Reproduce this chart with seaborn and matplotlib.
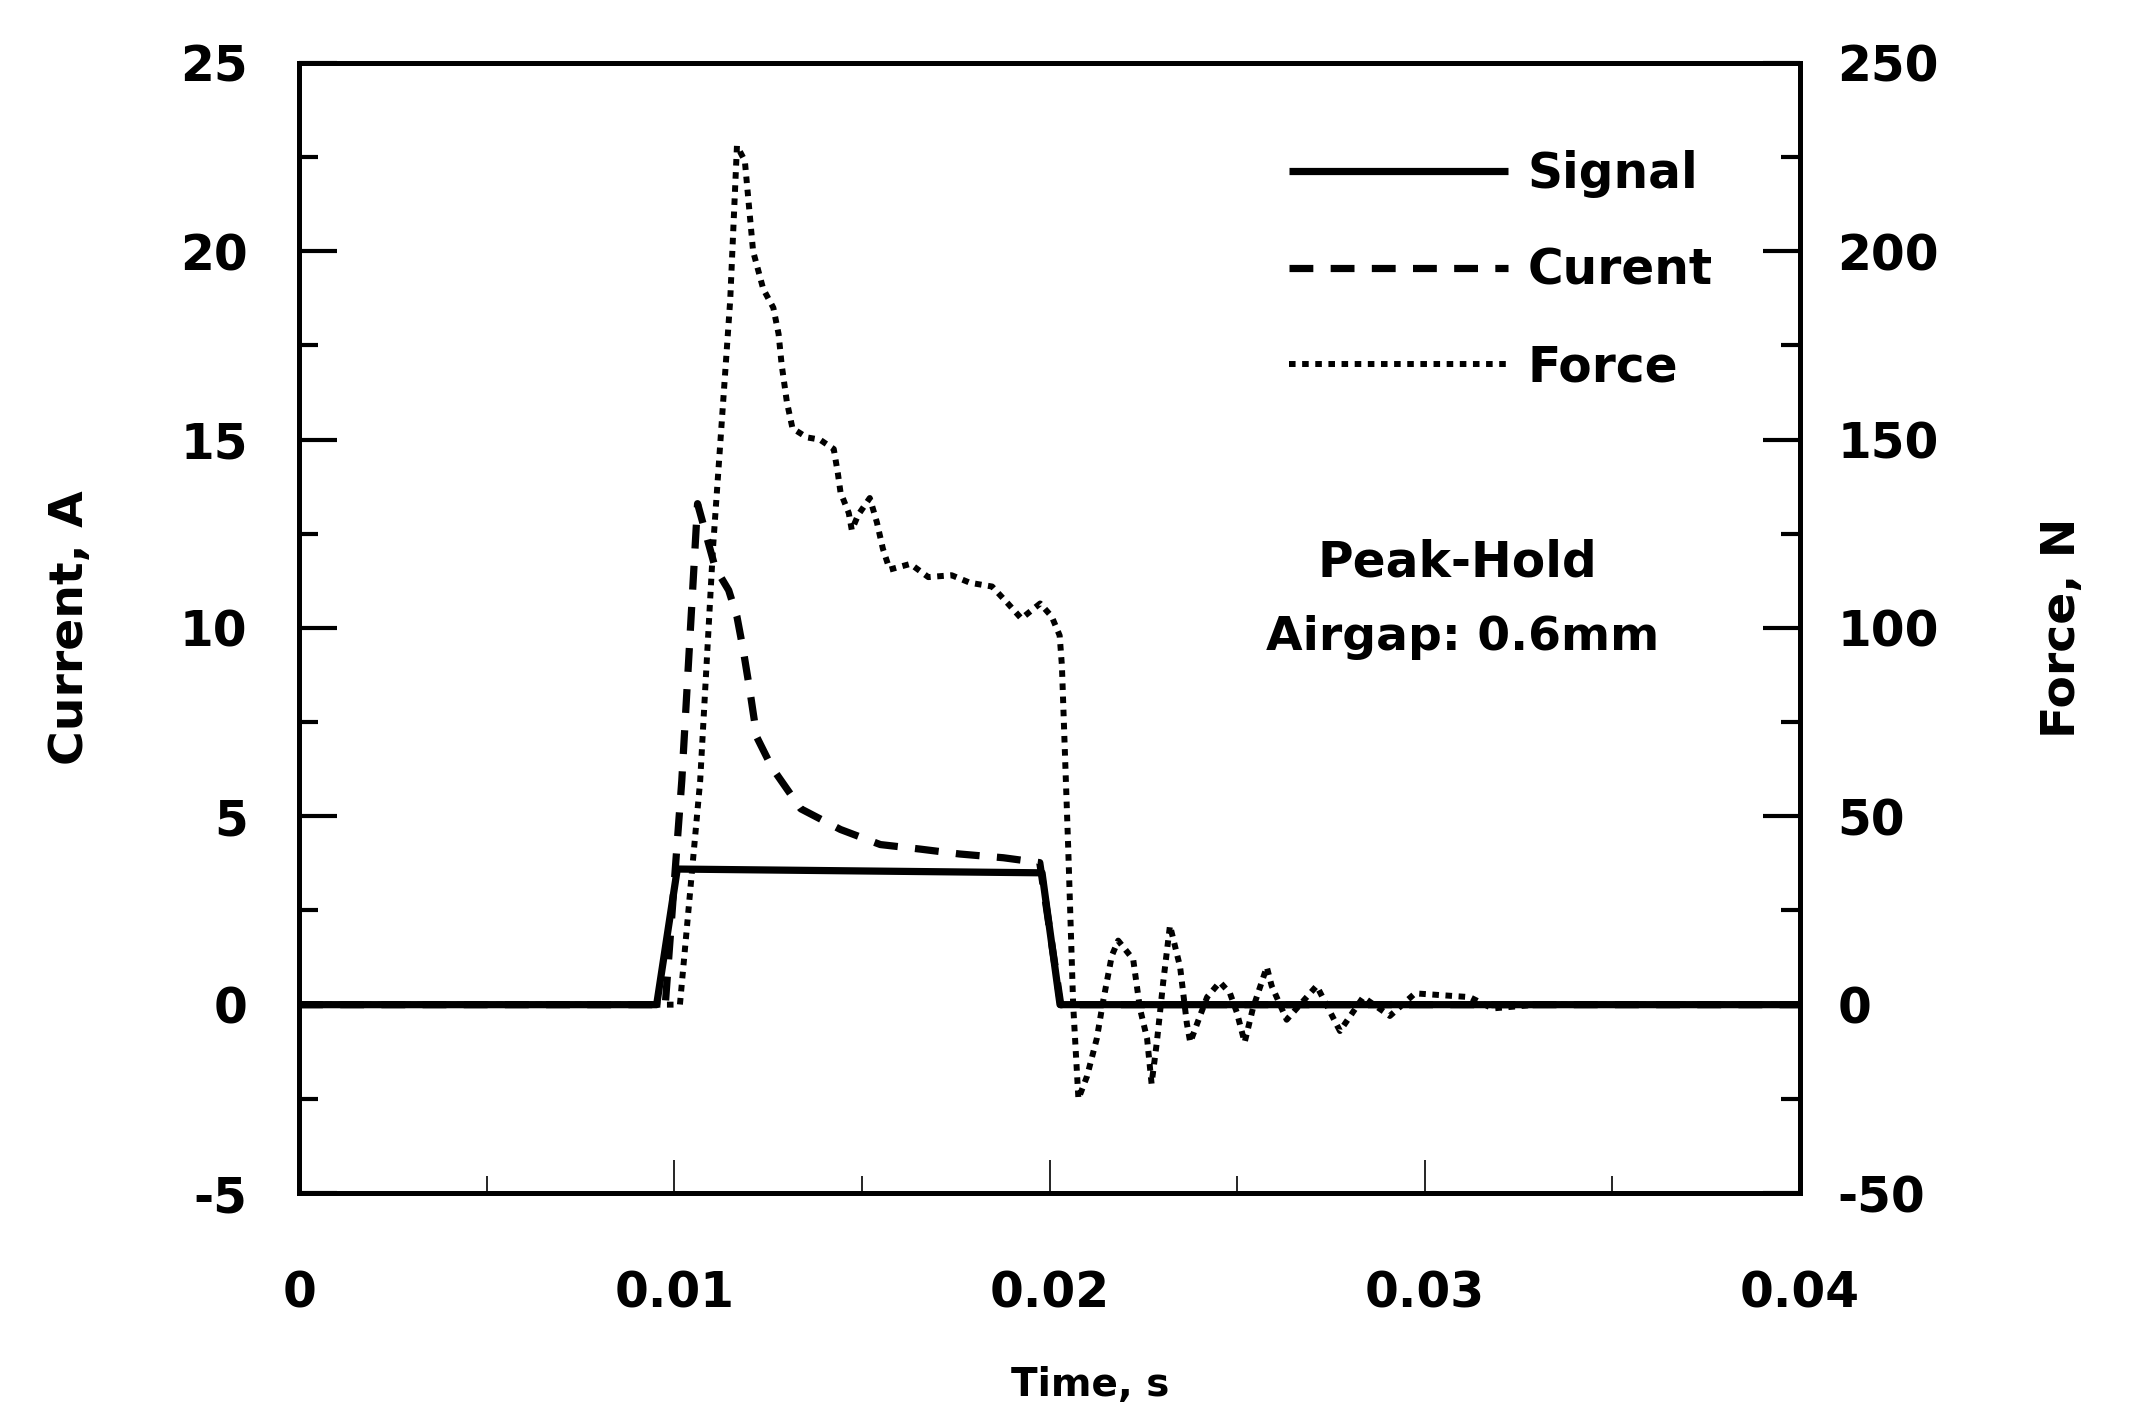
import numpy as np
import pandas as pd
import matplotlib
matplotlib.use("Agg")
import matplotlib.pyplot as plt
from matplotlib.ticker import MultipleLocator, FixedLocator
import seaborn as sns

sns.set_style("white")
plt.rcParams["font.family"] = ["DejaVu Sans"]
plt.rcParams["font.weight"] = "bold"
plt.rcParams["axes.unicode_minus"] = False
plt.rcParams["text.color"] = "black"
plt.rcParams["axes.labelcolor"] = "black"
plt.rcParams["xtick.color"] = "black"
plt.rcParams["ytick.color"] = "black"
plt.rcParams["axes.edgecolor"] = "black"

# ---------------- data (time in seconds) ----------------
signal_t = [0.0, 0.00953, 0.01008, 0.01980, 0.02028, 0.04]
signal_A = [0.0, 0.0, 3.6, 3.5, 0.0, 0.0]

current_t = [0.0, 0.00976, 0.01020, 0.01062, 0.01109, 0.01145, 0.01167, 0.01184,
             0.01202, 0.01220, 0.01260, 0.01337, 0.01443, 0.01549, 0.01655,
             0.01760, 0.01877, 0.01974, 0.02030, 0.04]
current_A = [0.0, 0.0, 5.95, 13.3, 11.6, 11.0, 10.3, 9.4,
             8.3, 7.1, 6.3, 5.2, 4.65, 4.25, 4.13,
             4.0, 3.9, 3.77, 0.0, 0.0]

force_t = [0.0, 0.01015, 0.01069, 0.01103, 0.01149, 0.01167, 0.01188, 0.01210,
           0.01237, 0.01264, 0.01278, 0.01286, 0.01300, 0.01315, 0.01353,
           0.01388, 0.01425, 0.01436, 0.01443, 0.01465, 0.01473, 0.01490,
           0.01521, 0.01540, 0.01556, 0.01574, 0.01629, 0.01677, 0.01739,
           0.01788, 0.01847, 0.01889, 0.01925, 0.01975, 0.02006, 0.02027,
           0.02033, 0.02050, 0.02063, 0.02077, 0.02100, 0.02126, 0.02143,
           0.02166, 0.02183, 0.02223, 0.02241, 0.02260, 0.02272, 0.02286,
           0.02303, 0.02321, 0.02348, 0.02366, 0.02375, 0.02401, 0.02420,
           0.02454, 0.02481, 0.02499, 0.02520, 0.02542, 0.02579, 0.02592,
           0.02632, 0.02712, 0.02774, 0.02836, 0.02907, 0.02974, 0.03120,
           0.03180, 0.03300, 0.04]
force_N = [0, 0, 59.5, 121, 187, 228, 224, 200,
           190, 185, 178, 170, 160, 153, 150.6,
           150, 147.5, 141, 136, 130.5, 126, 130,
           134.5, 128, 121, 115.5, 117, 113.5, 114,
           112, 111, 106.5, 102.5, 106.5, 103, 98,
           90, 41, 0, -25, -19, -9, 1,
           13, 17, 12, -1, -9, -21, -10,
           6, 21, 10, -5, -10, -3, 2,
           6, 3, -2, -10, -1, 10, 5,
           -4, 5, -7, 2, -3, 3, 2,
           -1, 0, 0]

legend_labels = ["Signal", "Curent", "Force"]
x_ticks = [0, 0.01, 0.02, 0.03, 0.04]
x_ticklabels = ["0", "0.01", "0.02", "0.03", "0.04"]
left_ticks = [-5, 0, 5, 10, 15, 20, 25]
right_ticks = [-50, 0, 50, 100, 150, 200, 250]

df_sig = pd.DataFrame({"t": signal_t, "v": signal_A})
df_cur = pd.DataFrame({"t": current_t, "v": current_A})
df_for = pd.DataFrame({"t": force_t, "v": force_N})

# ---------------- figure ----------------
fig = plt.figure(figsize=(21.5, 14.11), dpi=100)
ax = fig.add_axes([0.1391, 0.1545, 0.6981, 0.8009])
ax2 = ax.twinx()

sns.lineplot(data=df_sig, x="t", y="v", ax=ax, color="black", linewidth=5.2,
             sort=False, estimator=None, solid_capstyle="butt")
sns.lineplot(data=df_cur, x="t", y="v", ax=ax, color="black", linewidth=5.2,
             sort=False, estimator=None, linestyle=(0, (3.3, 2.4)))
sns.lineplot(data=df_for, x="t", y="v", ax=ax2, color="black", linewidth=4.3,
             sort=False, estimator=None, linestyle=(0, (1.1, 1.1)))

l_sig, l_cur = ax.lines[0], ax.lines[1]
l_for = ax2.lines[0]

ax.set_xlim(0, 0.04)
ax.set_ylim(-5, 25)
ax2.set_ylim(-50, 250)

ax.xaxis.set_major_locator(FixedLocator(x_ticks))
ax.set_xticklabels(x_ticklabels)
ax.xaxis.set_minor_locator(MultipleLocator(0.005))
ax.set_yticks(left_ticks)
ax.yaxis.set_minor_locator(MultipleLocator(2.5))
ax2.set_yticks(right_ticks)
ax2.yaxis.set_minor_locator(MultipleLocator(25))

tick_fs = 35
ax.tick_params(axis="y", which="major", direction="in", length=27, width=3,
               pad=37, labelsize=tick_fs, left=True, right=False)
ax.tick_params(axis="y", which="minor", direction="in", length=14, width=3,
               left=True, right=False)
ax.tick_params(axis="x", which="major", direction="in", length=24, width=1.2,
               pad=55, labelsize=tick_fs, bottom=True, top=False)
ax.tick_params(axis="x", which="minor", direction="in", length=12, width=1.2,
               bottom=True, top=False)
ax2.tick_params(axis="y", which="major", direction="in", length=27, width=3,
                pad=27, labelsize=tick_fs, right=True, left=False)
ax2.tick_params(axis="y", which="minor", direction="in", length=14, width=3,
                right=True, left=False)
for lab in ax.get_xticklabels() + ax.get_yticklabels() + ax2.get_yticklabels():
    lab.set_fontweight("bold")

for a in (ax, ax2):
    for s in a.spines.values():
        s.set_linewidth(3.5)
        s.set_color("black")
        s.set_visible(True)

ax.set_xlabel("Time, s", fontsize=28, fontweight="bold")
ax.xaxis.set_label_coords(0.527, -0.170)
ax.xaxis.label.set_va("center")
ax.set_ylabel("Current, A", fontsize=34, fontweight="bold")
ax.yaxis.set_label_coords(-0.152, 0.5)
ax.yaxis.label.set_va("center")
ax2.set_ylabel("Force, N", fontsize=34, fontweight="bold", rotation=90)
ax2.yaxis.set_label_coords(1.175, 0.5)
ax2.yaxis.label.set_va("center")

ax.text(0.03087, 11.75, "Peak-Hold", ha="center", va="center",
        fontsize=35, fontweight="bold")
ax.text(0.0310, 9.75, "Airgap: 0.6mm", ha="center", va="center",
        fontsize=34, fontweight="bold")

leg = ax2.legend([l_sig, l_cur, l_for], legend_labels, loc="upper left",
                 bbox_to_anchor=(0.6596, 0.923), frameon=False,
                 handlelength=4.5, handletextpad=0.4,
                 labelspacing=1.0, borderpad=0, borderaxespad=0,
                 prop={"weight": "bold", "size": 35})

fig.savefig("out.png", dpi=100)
#####
What needs to be done -
Your task is to restate word for word the lines from the top of the data to the line containing "4.0, 3.9, 3.77, 0.0, 0.0]", both ends included, with every picture left out.

Result of this exercise -
Reproduce this chart with seaborn and matplotlib.
import numpy as np
import pandas as pd
import matplotlib
matplotlib.use("Agg")
import matplotlib.pyplot as plt
from matplotlib.ticker import MultipleLocator, FixedLocator
import seaborn as sns

sns.set_style("white")
plt.rcParams["font.family"] = ["DejaVu Sans"]
plt.rcParams["font.weight"] = "bold"
plt.rcParams["axes.unicode_minus"] = False
plt.rcParams["text.color"] = "black"
plt.rcParams["axes.labelcolor"] = "black"
plt.rcParams["xtick.color"] = "black"
plt.rcParams["ytick.color"] = "black"
plt.rcParams["axes.edgecolor"] = "black"

# ---------------- data (time in seconds) ----------------
signal_t = [0.0, 0.00953, 0.01008, 0.01980, 0.02028, 0.04]
signal_A = [0.0, 0.0, 3.6, 3.5, 0.0, 0.0]

current_t = [0.0, 0.00976, 0.01020, 0.01062, 0.01109, 0.01145, 0.01167, 0.01184,
             0.01202, 0.01220, 0.01260, 0.01337, 0.01443, 0.01549, 0.01655,
             0.01760, 0.01877, 0.01974, 0.02030, 0.04]
current_A = [0.0, 0.0, 5.95, 13.3, 11.6, 11.0, 10.3, 9.4,
             8.3, 7.1, 6.3, 5.2, 4.65, 4.25, 4.13,
             4.0, 3.9, 3.77, 0.0, 0.0]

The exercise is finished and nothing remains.